The film, written by the leftist screenwriter Albert Maltz (later blacklisted), also made Sinatra a darling of the American Left and presaged the star’s association with groups the FBI deemed to be Communist fronts. It wasn’t long before an informant told the FBI (incorrectly) that Sinatra had “recently been admitted to the New York branch of the Communist Party.”

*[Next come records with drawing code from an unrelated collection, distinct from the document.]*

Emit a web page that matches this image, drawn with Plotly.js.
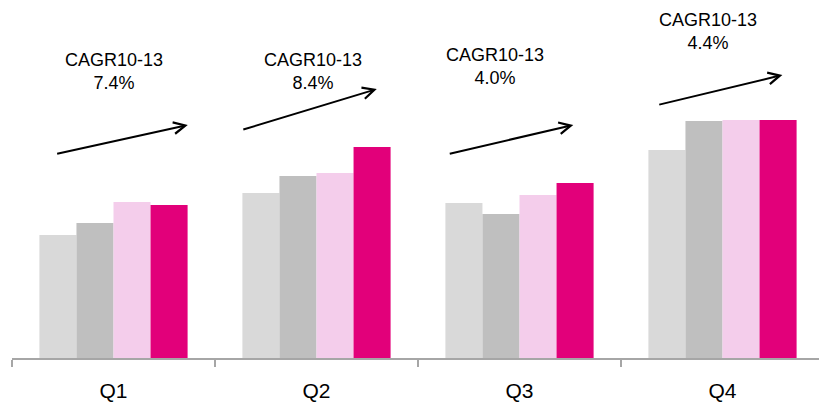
<!DOCTYPE html>
<html>
<head>
<meta charset="utf-8">
<script src="https://cdn.plot.ly/plotly-3.0.1.min.js"></script>
<style>html,body{margin:0;padding:0;background:#fff;}#chart{width:819px;height:406px;}</style>
</head>
<body>
<div id="chart"></div>
<script>
// Data
var categories = ['Q1', 'Q2', 'Q3', 'Q4'];
var series2010 = [123, 165, 155, 208];
var series2011 = [135, 182, 144, 237];
var series2012 = [156, 185, 163, 238];
var series2013 = [153, 211, 175, 238];
var cagrLabels = ['7.4%', '8.4%', '4.0%', '4.4%'];
var cagrTitle = 'CAGR10-13';

// Styling / placement (not data)
var colors = ['#d9d9d9', '#bfbfbf', '#f4cdeb', '#e2007a'];
var names = ['2010', '2011', '2012', '2013'];
var seriesList = [series2010, series2011, series2012, series2013];

var traces = seriesList.map(function (vals, i) {
  return {
    type: 'bar', x: categories, y: vals, name: names[i],
    marker: {color: colors[i], line: {width: 0}},
    hoverinfo: 'skip'
  };
});

// text positions (x in category units, y in axis units)
var textPos = [[0.0, 287], [0.983, 287], [1.878, 292], [2.929, 327]];
// arrows: [tailX, tailY, headX, headY]
var arrowPos = [
  [-0.285, 204, 0.366, 233],
  [0.632, 228, 1.297, 269],
  [1.649, 204, 2.265, 233],
  [2.681, 253, 3.295, 283]
];

var annotations = [];
cagrLabels.forEach(function (lab, i) {
  annotations.push({
    xref: 'x', yref: 'y', x: textPos[i][0], y: textPos[i][1],
    text: cagrTitle + '<br>' + lab, showarrow: false,
    font: {family: 'Liberation Sans, Arial, sans-serif', size: 18, color: '#000'},
    align: 'center', xanchor: 'center', yanchor: 'middle'
  });
  var a = arrowPos[i];
  annotations.push({
    xref: 'x', yref: 'y', axref: 'x', ayref: 'y',
    x: a[2], y: a[3], ax: a[0], ay: a[1],
    text: '', showarrow: true, arrowhead: 5, arrowsize: 1.15, arrowwidth: 2,
    arrowcolor: '#000', standoff: 0, startstandoff: 0
  });
});

var layout = {
  width: 819, height: 406,
  margin: {l: 12, r: 0, t: 0, b: 48, pad: 0},
  paper_bgcolor: '#fff', plot_bgcolor: '#fff',
  showlegend: false,
  barmode: 'group', bargap: 0.27, bargroupgap: 0,
  xaxis: {
    type: 'category', range: [-0.5, 3.5 - 5 / 203],
    showline: true, linecolor: '#a6a6a6', linewidth: 1.5,
    ticks: 'outside', tickson: 'boundaries', ticklen: 7, tickcolor: '#a6a6a6', tickwidth: 1.5,
    showgrid: false, zeroline: false,
    tickfont: {family: 'Liberation Sans, Arial, sans-serif', size: 21, color: '#000'},
    ticklabelstandoff: 13,
    fixedrange: true
  },
  yaxis: {
    range: [0, 358], visible: false, showgrid: false, zeroline: false, fixedrange: true
  },
  annotations: annotations
};

Plotly.newPlot('chart', traces, layout, {staticPlot: true, displayModeBar: false});
</script>
</body>
</html>
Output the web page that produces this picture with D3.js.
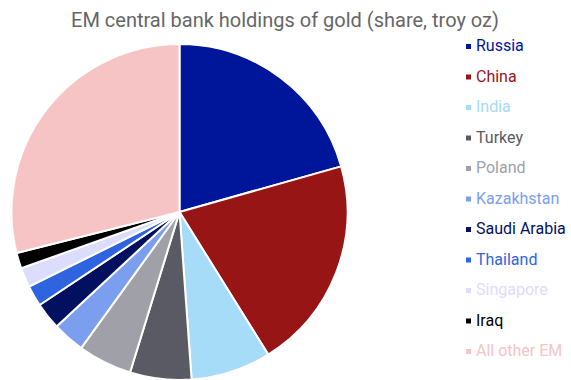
<!DOCTYPE html>
<html>
<head>
<meta charset="utf-8">
<script src="https://cdn.jsdelivr.net/npm/d3@7/dist/d3.min.js"></script>
<style>
  html, body { margin: 0; padding: 0; background: #fff; }
  svg { display: block; font-family: Roboto, "Liberation Sans", sans-serif; }
</style>
</head>
<body>
<svg id="chart" width="571" height="380"></svg>
<script>
// Share of EM central bank gold holdings (troy oz), percent
const countries = ["Russia", "China", "India", "Turkey", "Poland", "Kazakhstan",
                   "Saudi Arabia", "Thailand", "Singapore", "Iraq", "All other EM"];
const shares = [20.6, 20.5, 7.7, 5.9, 5.2, 3.1, 2.6, 2.0, 1.9, 1.5, 28.9];
const colours = ["#00169a", "#981515", "#a6dcf8", "#5a5a65", "#a0a0a8", "#7b9eee",
                 "#02105f", "#2e64df", "#dcdcfd", "#000000", "#f6c4c4"];

const svg = d3.select("#chart");
const data = countries.map((name, i) => ({ name, value: shares[i], colour: colours[i] }));

svg.append("text")
  .attr("x", 285).attr("y", 27)
  .attr("text-anchor", "middle")
  .attr("font-size", 20)
  .attr("fill", "#666666")
  .text("EM central bank holdings of gold (share, troy oz)");

const cx = 179.5, cy = 212, r = 168;
const pie = d3.pie().value(d => d.value).sort(null);
const arc = d3.arc().innerRadius(0).outerRadius(r);

svg.append("g")
  .attr("transform", `translate(${cx},${cy})`)
  .selectAll("path")
  .data(pie(data))
  .join("path")
  .attr("d", arc)
  .attr("fill", d => d.data.colour)
  .attr("stroke", "#ffffff")
  .attr("stroke-width", 2)
  .attr("stroke-linejoin", "round");

// Legend
const legendY = d3.scalePoint().domain(countries).range([51, 356]);
const legend = svg.append("g");
const rows = legend.selectAll("g").data(data).join("g")
  .attr("transform", d => `translate(466,${legendY(d.name)})`);
rows.append("rect")
  .attr("x", 0).attr("y", -7).attr("width", 5).attr("height", 5)
  .attr("fill", d => d.colour);
rows.append("text")
  .attr("x", 10).attr("y", 0)
  .attr("font-size", 16)
  .attr("fill", d => d.colour)
  .text(d => d.name);
</script>
</body>
</html>
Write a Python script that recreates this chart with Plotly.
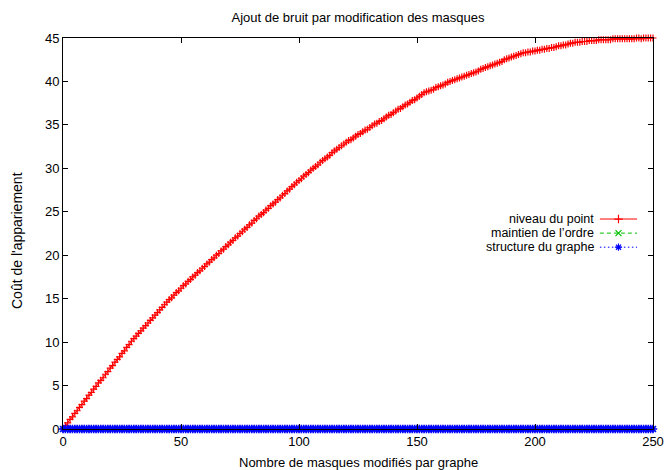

In the conservative press, Sinatra thus became, at best, a Communist-leaning “fellow traveler.” In 1946, the far-right radio commentator Gerald L. K. Smith told the House Un-American Activities Committee that Sinatra “has been doing some pretty clever stuff for
the Reds,” without backing up the charge. The committee never actively pursued Sinatra, but other conservative columnists, like Westbrook Pegler of the Hearst chain’s
New York Journal-American
and Lee Mortimer of the
New York Daily Mirror
, picked up the red-baiting cudgel against the pro-Roosevelt singer. By 1946, Hoover himself was disdainful, scrawling this unkind comment at the bottom of a memo about Detroit schoolgirls skipping school to see the star: “Sinatra is just as much to blame as are the moronic bobby-soxers.”

Later, as the bobby-soxers grew up, Sinatra’s career headed into a precipitous decline—marked by a drought of hit singles from 1948 through 1952 and dreadful films like
The Kissing Bandit
. Sinatra’s marriage to Nancy Barbato, whom he wed in 1939, was on the rocks, too, as he pursued affairs with a series of actresses.